Most of us say this, but when junior’s soccer game is on a Sunday morning, do you skip the game or skip church?

Most of us say this, but when your family--or just you!--have had a late night previously, do you sleep in?

Most of us say this, but when your kid has that gnarly AP History test the next day, do you let him skip church so he can study?

A good number of us Christians *say* church is a priority, but when push comes to shove, what we *do* is another matter--the suburban hustle easily overshadows worshipping the Lord on the Lord’s Day with the Lord’s people.

“But the church isn’t a building..it’s the people.  I worship God the whole rest of the week.”
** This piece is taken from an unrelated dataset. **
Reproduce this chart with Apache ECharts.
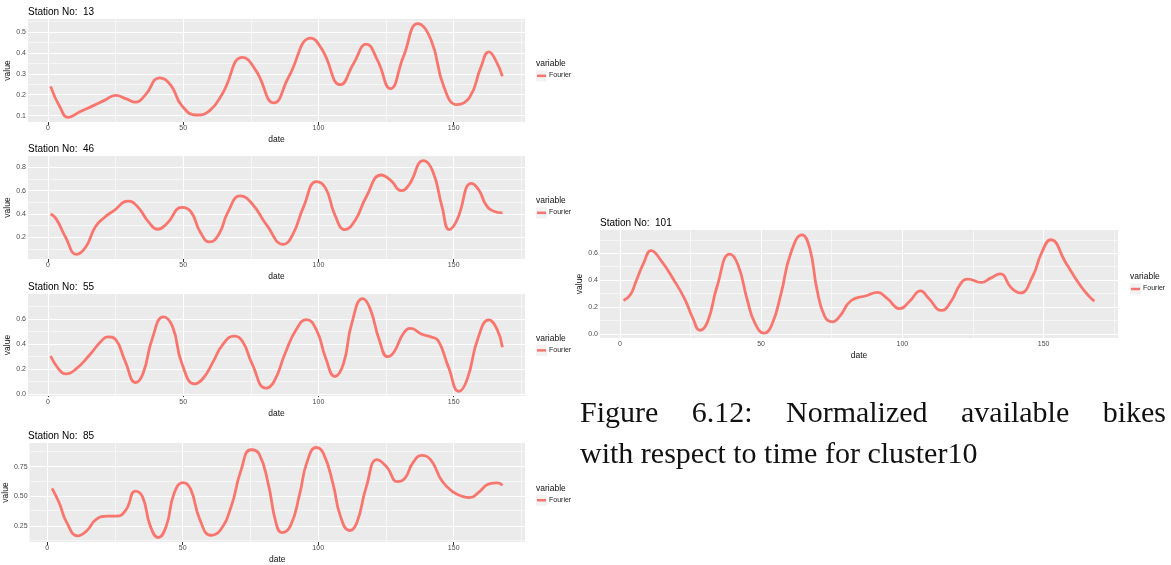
<!DOCTYPE html>
<html>
<head>
<meta charset="utf-8">
<script src="https://cdn.jsdelivr.net/npm/echarts@6/dist/echarts.min.js"></script>
<style>
html, body { margin: 0; background: #fff; }
#chart { width: 1171px; height: 565px; }
</style>
</head>
<body>
<div id="chart"></div>
<script>
// fitted Fourier curves, [hour, normalized bikes]
const station13 = [[1,0.24],[4.5,0.14],[7.5,0.092],[12,0.12],[16.8,0.148],[20.9,0.173],[25,0.197],[29,0.18],[32.5,0.165],[35.9,0.197],[41.3,0.281],[45.4,0.246],[49.5,0.148],[55,0.103],[59.8,0.124],[64.5,0.205],[72,0.379],[76.8,0.318],[83.6,0.161],[89,0.285],[97.3,0.471],[101.4,0.415],[108.2,0.248],[113,0.35],[117.7,0.442],[121.8,0.366],[126.6,0.229],[131.4,0.382],[136.8,0.54],[141.6,0.463],[146.4,0.237],[151.2,0.153],[155.9,0.188],[160,0.33],[163,0.405],[165.7,0.36],[168,0.288]];
const station46 = [[1,0.4],[3,0.36],[6.5,0.203],[10.6,0.054],[14,0.117],[17.5,0.289],[20.9,0.37],[24.3,0.427],[29.7,0.51],[33.2,0.461],[37.2,0.332],[40.6,0.269],[44,0.318],[49.5,0.456],[52.9,0.418],[56.3,0.246],[59.8,0.16],[63.2,0.226],[66.6,0.418],[71.1,0.556],[75.4,0.49],[80.9,0.304],[87,0.14],[90.4,0.218],[94.5,0.461],[99.3,0.677],[102.7,0.619],[106.1,0.39],[109.8,0.266],[113.6,0.347],[117.7,0.548],[123.2,0.734],[126.6,0.691],[130.7,0.6],[133.4,0.648],[138.9,0.857],[142.3,0.763],[145.7,0.461],[148.4,0.266],[151.2,0.347],[156.6,0.662],[159.3,0.605],[162,0.476],[164.8,0.424],[168,0.41]];
const station55 = [[1,0.305],[3.8,0.207],[6.5,0.162],[10,0.194],[15.4,0.313],[19.5,0.419],[22.2,0.459],[25,0.438],[28.4,0.273],[32.5,0.093],[35.2,0.167],[38.6,0.446],[42.7,0.619],[46.1,0.539],[49.5,0.247],[54.3,0.082],[57.4,0.127],[61.1,0.26],[64.5,0.393],[68.9,0.465],[72,0.419],[75.4,0.247],[80.6,0.048],[83.6,0.101],[87.7,0.327],[91.8,0.518],[95.6,0.597],[99.3,0.512],[102.7,0.287],[106.1,0.141],[109.3,0.247],[112.3,0.565],[116.4,0.765],[119.1,0.685],[122.5,0.433],[125.6,0.3],[128,0.34],[131.4,0.486],[134.1,0.526],[138.2,0.48],[141.6,0.459],[144.3,0.427],[148,0.22],[152,0.022],[155,0.12],[159,0.45],[163,0.595],[166,0.52],[168,0.375]];
const station85 = [[1.8,0.567],[4.5,0.441],[7.2,0.28],[11.3,0.167],[14.7,0.212],[18.1,0.306],[22.2,0.333],[25.6,0.333],[29.1,0.387],[32.5,0.543],[35.2,0.495],[38,0.253],[41,0.153],[44,0.253],[46.8,0.522],[50.2,0.616],[52.9,0.562],[56.3,0.306],[60.4,0.172],[63.8,0.212],[67.9,0.414],[71.4,0.71],[75.2,0.892],[78.2,0.857],[81.6,0.602],[84.4,0.28],[86.6,0.194],[89.8,0.253],[93.2,0.522],[95.9,0.79],[99.3,0.911],[102,0.858],[105.5,0.602],[108.2,0.333],[111.6,0.212],[114.3,0.28],[117.7,0.575],[121.8,0.809],[125.2,0.75],[129.3,0.624],[132.1,0.656],[134.8,0.777],[138.2,0.844],[141.6,0.804],[145.7,0.629],[149.9,0.535],[153.2,0.5],[155.9,0.489],[159.3,0.535],[162.8,0.602],[166.2,0.613],[168,0.594]];
const station101 = [[1.3,0.249],[3.7,0.291],[5.7,0.39],[8.4,0.526],[11.1,0.62],[14.4,0.551],[19.1,0.402],[23.1,0.254],[25.8,0.119],[28.4,0.027],[31.1,0.094],[34.4,0.353],[38.9,0.593],[41.8,0.514],[45.1,0.254],[47.8,0.081],[51.1,0.007],[53.8,0.069],[57.1,0.304],[60.5,0.6],[64.5,0.736],[67.2,0.637],[69.8,0.328],[72.5,0.131],[75.2,0.091],[77.8,0.131],[81.8,0.247],[87.2,0.284],[91.2,0.309],[94.5,0.267],[99.2,0.188],[102.5,0.242],[106.5,0.321],[109.2,0.267],[113.9,0.175],[117.2,0.242],[120.6,0.373],[123.2,0.407],[127.9,0.383],[131.2,0.415],[134.6,0.447],[138.6,0.341],[141.7,0.305],[146.1,0.427],[149.2,0.598],[152.5,0.7],[158,0.524],[162.8,0.366],[166.3,0.276],[168,0.244]];

// tick labels and grid breaks
const xTicks = [0, 50, 100, 150];
const xMinor = [25, 75, 125, 175];
const yTicks13 = [0.1, 0.2, 0.3, 0.4, 0.5];
const yMinor13 = [0.15, 0.25, 0.35, 0.45, 0.55];
const yTicks46 = [0.2, 0.4, 0.6, 0.8];
const yMinor46 = [0.1, 0.3, 0.5, 0.7];
const yTicks55 = [0.0, 0.2, 0.4, 0.6];
const yMinor55 = [0.1, 0.3, 0.5, 0.7];
const yTicks85 = [0.25, 0.50, 0.75];
const yMinor85 = [0.125, 0.375, 0.625, 0.875];
const yTicks101 = [0.0, 0.2, 0.4, 0.6];
const yMinor101 = [0.1, 0.3, 0.5, 0.7];

const panels = [
  { station: '13',  data: station13,  yTicks: yTicks13,  yMinor: yMinor13,  dec: 1, left: 28,  top: 19,  width: 497, height: 103, legX: 536 },
  { station: '46',  data: station46,  yTicks: yTicks46,  yMinor: yMinor46,  dec: 1, left: 28,  top: 156, width: 497, height: 103, legX: 536 },
  { station: '55',  data: station55,  yTicks: yTicks55,  yMinor: yMinor55,  dec: 1, left: 28,  top: 294, width: 497, height: 102, legX: 536 },
  { station: '85',  data: station85,  yTicks: yTicks85,  yMinor: yMinor85,  dec: 2, left: 28,  top: 443, width: 497, height: 104, legX: 536 },
  { station: '101', data: station101, yTicks: yTicks101, yMinor: yMinor101, dec: 1, left: 600, top: 230, width: 518, height: 108, legX: 1130 }
];

const RED = '#F8766D';

// ggplot-style 5% expansion of the data range
function expand(vals) {
  const lo = Math.min(...vals), hi = Math.max(...vals);
  const d = (hi - lo) * 0.05;
  return [lo - d, hi + d];
}

const chart = echarts.init(document.getElementById('chart'));

const grid = [], xAxis = [], yAxis = [], series = [], title = [], graphic = [];

panels.forEach(function (p, i) {
  const xr = expand(p.data.map(d => d[0]));
  const yr = expand(p.data.map(d => d[1]));
  grid.push({ left: p.left, top: p.top, width: p.width, height: p.height,
    show: true, backgroundColor: '#EBEBEB', borderWidth: 0 });
  xAxis.push({
    gridIndex: i, type: 'value', min: xr[0], max: xr[1],
    axisLine: { show: false }, splitLine: { show: false },
    axisTick: { show: true, length: 3, customValues: xTicks, lineStyle: { color: '#333' } },
    axisLabel: { customValues: xTicks, color: '#4D4D4D', fontSize: 7, margin: 3, fontFamily: 'Liberation Sans' },
    name: 'date', nameLocation: 'middle', nameGap: 13,
    nameTextStyle: { color: '#111', fontSize: 8.5, fontFamily: 'Liberation Sans' }
  });
  yAxis.push({
    gridIndex: i, type: 'value', min: yr[0], max: yr[1],
    axisLine: { show: false }, splitLine: { show: false },
    axisTick: { show: true, length: 3, customValues: p.yTicks, lineStyle: { color: '#333' } },
    axisLabel: { customValues: p.yTicks, color: '#4D4D4D', fontSize: 7, margin: 2,
      fontFamily: 'Liberation Sans', formatter: v => v.toFixed(p.dec) },
    name: 'value', nameLocation: 'middle', nameGap: 12,
    nameTextStyle: { color: '#111', fontSize: 8.5, fontFamily: 'Liberation Sans' }
  });
  // panel grid lines, kept under the curve
  const lines = [];
  p.yTicks.forEach(v => lines.push({ yAxis: v, lineStyle: { width: 1.1 } }));
  p.yMinor.forEach(v => { if (v > yr[0] && v < yr[1]) lines.push({ yAxis: v, lineStyle: { width: 0.55 } }); });
  xTicks.forEach(v => lines.push({ xAxis: v, lineStyle: { width: 1.1 } }));
  xMinor.forEach(v => { if (v > xr[0] && v < xr[1]) lines.push({ xAxis: v, lineStyle: { width: 0.55 } }); });
  series.push({
    type: 'line', xAxisIndex: i, yAxisIndex: i, data: [], z: 1, silent: true,
    markLine: { z: 1, silent: true, symbol: ['none', 'none'], label: { show: false }, animation: false,
      lineStyle: { color: '#FFFFFF', type: 'solid', opacity: 1 }, emphasis: { disabled: true }, data: lines }
  });
  series.push({
    name: 'Fourier', type: 'line', xAxisIndex: i, yAxisIndex: i, data: p.data, z: 10,
    smooth: 0.5, showSymbol: false, silent: true,
    lineStyle: { color: RED, width: 2.8 }
  });
  title.push({ text: 'Station No:  ' + p.station, left: p.left, top: p.top - 12,
    padding: 0, textStyle: { fontSize: 10, fontWeight: 'normal', color: '#000', fontFamily: 'Liberation Sans' } });
  // legend block
  const vy = p.top + p.height * 0.44;
  graphic.push({ type: 'text', left: p.legX, top: vy - 5,
    style: { text: 'variable', fontSize: 8.5, fill: '#111', fontFamily: 'Liberation Sans' } });
  graphic.push({ type: 'rect', shape: { x: p.legX, y: vy + 6, width: 11, height: 11 },
    style: { fill: '#F2F2F2' } });
  graphic.push({ type: 'line', shape: { x1: p.legX + 1, y1: vy + 11.5, x2: p.legX + 10, y2: vy + 11.5 },
    style: { stroke: RED, lineWidth: 2.5 } });
  graphic.push({ type: 'text', left: p.legX + 13, top: vy + 7.5,
    style: { text: 'Fourier', fontSize: 7, fill: '#222', fontFamily: 'Liberation Sans' } });
});

// caption, first line justified like the LaTeX source
const capFont = '30px "Liberation Serif"';
const row1 = ['Figure', '6.12:', 'Normalized', 'available', 'bikes'];
const row2 = 'with respect to time for cluster10';
const ctx = document.createElement('canvas').getContext('2d');
ctx.font = capFont;
const widths = row1.map(w => ctx.measureText(w).width);
const x0 = 580, x1 = 1166;
const gap = (x1 - x0 - widths.reduce((a, b) => a + b, 0)) / (row1.length - 1);
let cx = x0;
row1.forEach(function (w, k) {
  graphic.push({ type: 'text', x: cx, y: 414,
    style: { text: w, font: capFont, fill: '#111', verticalAlign: 'middle' } });
  cx += widths[k] + gap;
});
graphic.push({ type: 'text', x: x0, y: 455,
  style: { text: row2, font: capFont, fill: '#111', verticalAlign: 'middle' } });

chart.setOption({
  animation: false,
  grid: grid, xAxis: xAxis, yAxis: yAxis, series: series, title: title, graphic: graphic
});
window.addEventListener('resize', function () { chart.resize(); });
</script>
</body>
</html>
That’s great!  But if things like the sports games and this and that take priority instead of church attendance sometimes, consider the message that is sending to your kids: that when sacrifice is called for, the real priority is the suburban life with its varied busy-bee events, not the Christian life in community. You are teaching them by example that God is less important than those other things.

Is that the message you want to send?

So, if you want to prepare your kids to stand firm in the Truth, make Truth a priority, even when it hurts…especially when it hurts.  Church must come before Sunday morning sports, before test scores, before lots of things that you’ll be tempted to put in front.

Here as with so many other things, how you actually spend your time says more about your priorities than what you say.

Do not look at the institutional church in consumerist terms. Embed your faith in actual practices, one of which is weekly corporate worship, and stick to them.

Get up and go to church on Sunday. When the sports leagues conflict, choose church, or choose a sport that doesn’t conflict.

If you are not faithful in the “little” things, how can you expect to be faithful when the chips are down?  How can you expect the same from your kids when it’s big if you don’t when it’s small (and church isn’t small! We just think it is)?

Author Rod Dreher puts it very starkly:

“We American church people like to tell ourselves that if the secret policemen were to show up at our door to arrest us for being Christians, that we would bravely go to our fate, as the martyrs and confessors of the past did. What crap. Many of us won’t even say no to soccer on Sunday morning. If the secret police in some distant dystopia were to come to our door and ask if we are Christian, we will already have answered that question many times in the past, by the quotidian choices we will have made.”

Your kids need to see it cost something, even (especially) in the little things that middle class life tempts us to minimize.  If it doesn’t, don’t be surprised if they later conclude it is not worth standing for at all.